Hitting nearly 92 percent of greens in regulation through two rounds with a putter that looks to be heating up, Day is well-positioned to move to the head of the pack before the fourth round even begins.
Emiliano Grillo: 7 Under
Young. Untested. Emiliano Grillo has all the marks of a player who folds in a major championship as the pressure is ratcheted up.
Of course, no one would wish such an outcome on the young Argentine, but it is simply an established part of the sport. The 23-year-old will be punching above his weight class when the third round begins; the No. 37 golfer in the Official World Golf Ranking will be due to fall back to earth.
It's more probable that he'll hit the ball like the 86th-ranked golfer total strokes gained, which he is this season, than the third-ranked golfer in the category, which he has been through two rounds.
Could he continue to massively outperform? Of course. But it's more probable that he won't.
Robert Streb: 9 Under
Robert Streb has made just one bogey through two days at Baltusrol. He's presently third in strokes gained from tee to green and eighth in strokes gained from putting.
Unfortunately, he's also the No. 74 golfer in the Official World Golf Ranking, a measure of the quality of his play over the past two seasons and being 104th in total strokes gained for 2016.

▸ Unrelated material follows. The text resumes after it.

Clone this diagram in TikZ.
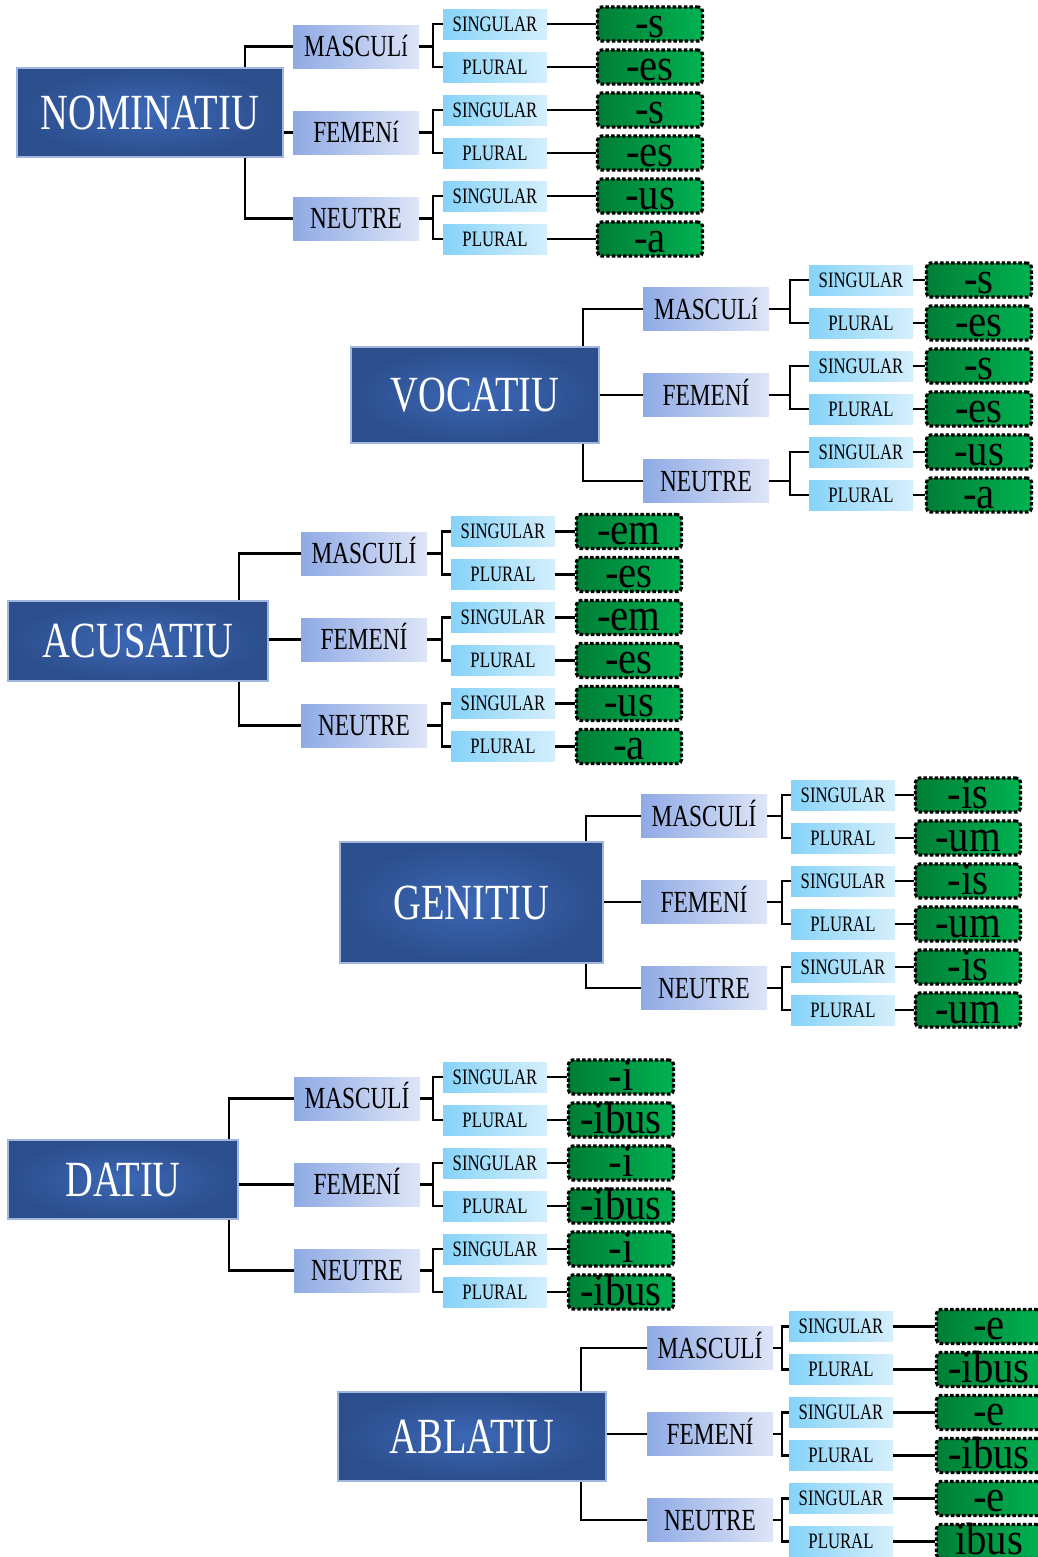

With Day, the No. 1 golfer in the world, just two strokes back and Stenson behind him, it's unlikely he's able to outpace them over two rounds. Additionally, ask anyone to place a wager on either Walker, who also sits at nine under, or Streb, and you'd have to assume everyone would back Walker.
Jimmy Walker: 9 Under
While co-leader through 36 holes, Walker hasn't won a major championship. He has won five times on the PGA Tour and has tallied top-10 finishes in three of the four major championships. He's also a 37-year-old veteran who's unlikely to lose his nerve.
21st on tour in strokes gained: total this season and 17th in strokes gained approaching the green, Walker has had a solid, but not spectacular, 2016 campaign. He's been consistent in his open rounds of 65 and 66.
More importantly, his putter has been red hot: He's picked up 5.017 strokes on the field with the flatstick. If Baltusrol's greens are as soft as they're expected to be after today's storms and assuming players see more time on the course with clear skies than rain, the final two rounds will be a dart-throwing exhibition in which the best putter wins.
That man could very well be Jimmy Walker.